Faris, for her part, succeeds in carrying the film’s comic chops. Dozens of actresses have built careers on what is already being termed the “Katherine Heigl” character: the woman who is pretty, smart, funny and is for some reason utterly repellent to men. This was nauseating in The Ugly Truth and its various counterparts, but Faris just about pulls it off. While she is attractive and likeable, you are still convinced by her utter failure at establishing healthy relationships. An aura of nerve-driven desperation surrounds her, constantly giving the impression that she is at least slightly unhinged.

While she obviously exists in the heightened, impossible universe of the romantic comedy (great clothes, an amazing apartment and the metabolism of a cheetah) she’s still universally relatable. When attempting to google her ex-boyfriend, she is baffled on how to narrow down the ten million hits to her “Jake Adams”. She begins drunkenly typing in identifiers, starting with “loves Bruce Springsteen” and ending with “massive balls, tiny penis”. She awakes the next morning, face on her keyboard, to an animated gif of a singing pair of testicles. Romantic interest Chris Evans gives a similarly credible performance, and although their story is obvious, it’s not hard to believe in their relationship. The pair bounce off one another effortlessly (“Pant-suits are sexy. Katherine Hepburn wore pant-suits.” His response “Audrey Hepburn was sexy, Katherine Hepburn was a dude.”) to an extent that their inevitable pairing doesn’t feel too laboured.

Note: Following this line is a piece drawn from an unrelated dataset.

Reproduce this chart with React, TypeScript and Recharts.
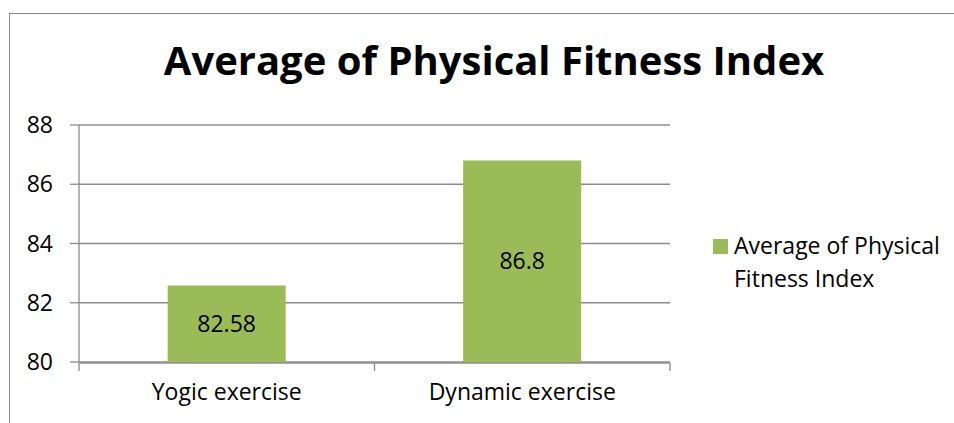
import { BarChart, Bar, XAxis, YAxis, CartesianGrid, Legend, LabelList } from 'recharts';

// chart data
const categories = ['Yogic exercise', 'Dynamic exercise'];
const fitnessValues = [82.58, 86.8];
const yTicks = [80, 82, 84, 86, 88];
const seriesName = 'Average of Physical Fitness Index';
const titleText = 'Average of Physical Fitness Index';

const data = categories.map((name, i) => ({ name, value: fitnessValues[i], slot: i + 0.5 }));

const FONT = '"Open Sans", Lato, sans-serif';
const GREEN = '#9bbb59';
const GRID = '#8c8c8c';

const renderLegend = () => (
  <div style={{ display: 'flex', alignItems: 'flex-start', fontFamily: FONT, fontSize: 23, color: '#000' }}>
    <span style={{ width: 15, height: 15, background: GREEN, marginTop: 7, marginRight: 6, flex: 'none' }} />
    <span style={{ width: 215, lineHeight: '33px', marginTop: -3 }}>{seriesName}</span>
  </div>
);

// boundary tick marks only, no text
const emptyTick = () => <g />;

export default function App() {
  return (
    <div style={{ position: 'absolute', left: 0, top: 0, width: 954, height: 423, background: '#fff', overflow: 'hidden' }}>
      <div style={{ position: 'absolute', left: 9, top: 13, right: -2, bottom: -2, borderTop: '1px solid #888', borderLeft: '1px solid #888' }} />
      <div
        style={{
          position: 'absolute',
          left: 0,
          width: 988,
          top: 36,
          textAlign: 'center',
          fontFamily: FONT,
          fontWeight: 700,
          fontSize: 40,
          lineHeight: '48px',
          color: '#000',
        }}
      >
        {titleText}
      </div>
      <BarChart
        width={954}
        height={423}
        data={data}
        margin={{ top: 125, right: 284, bottom: 0, left: 0 }}
        barCategoryGap="30%"
        style={{ position: 'absolute', left: 0, top: 0 }}
      >
        <CartesianGrid vertical={false} stroke={GRID} strokeWidth={1.3} />
        <XAxis
          dataKey="name"
          height={1}
          axisLine={false}
          tickLine={false}
          tickMargin={16}
          tick={{ fill: '#000', fontSize: 23, fontFamily: FONT }}
        />
        <XAxis
          xAxisId="bounds"
          type="number"
          dataKey="slot"
          domain={[0, 2]}
          ticks={[0, 1, 2]}
          allowDataOverflow
          height={60}
          tick={emptyTick}
          tickSize={8}
          stroke={GRID}
          strokeWidth={1.3}
        />
        <YAxis
          domain={[80, 88]}
          ticks={yTicks}
          width={79}
          tickSize={9}
          tickMargin={17}
          stroke={GRID}
          strokeWidth={1.3}
          tick={{ fill: '#000', fontSize: 23, fontFamily: FONT }}
        />
        <Legend
          layout="vertical"
          align="center"
          verticalAlign="middle"
          content={renderLegend}
          wrapperStyle={{ left: 713, top: 232, width: 240 }}
        />
        <Bar dataKey="value" name={seriesName} fill={GREEN} isAnimationActive={false}>
          <LabelList dataKey="value" position="center" fill="#000" fontSize={23} fontFamily={FONT} />
        </Bar>
      </BarChart>
    </div>
  );
}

For all its simple charm, What’s Your Number? is obviously swimming in faults: there’s some long, unnecessary wedding porn, an obligatory curveball when the couple briefly break-up, and an even longer “I have realised I love him and now I must go to him!” scene. It’s not as clever as Crazy Stupid Love and it’s not as laugh-out-loud funny as Bridesmaids, but for all its faults, there’s a simple, stuttering charm to What’s Your Number? While the easiest option would be to dismiss it for what it’s not – original, thought-provoking or inspirational, it may be just as easy to like it for what it is – feisty, fun and forgettable.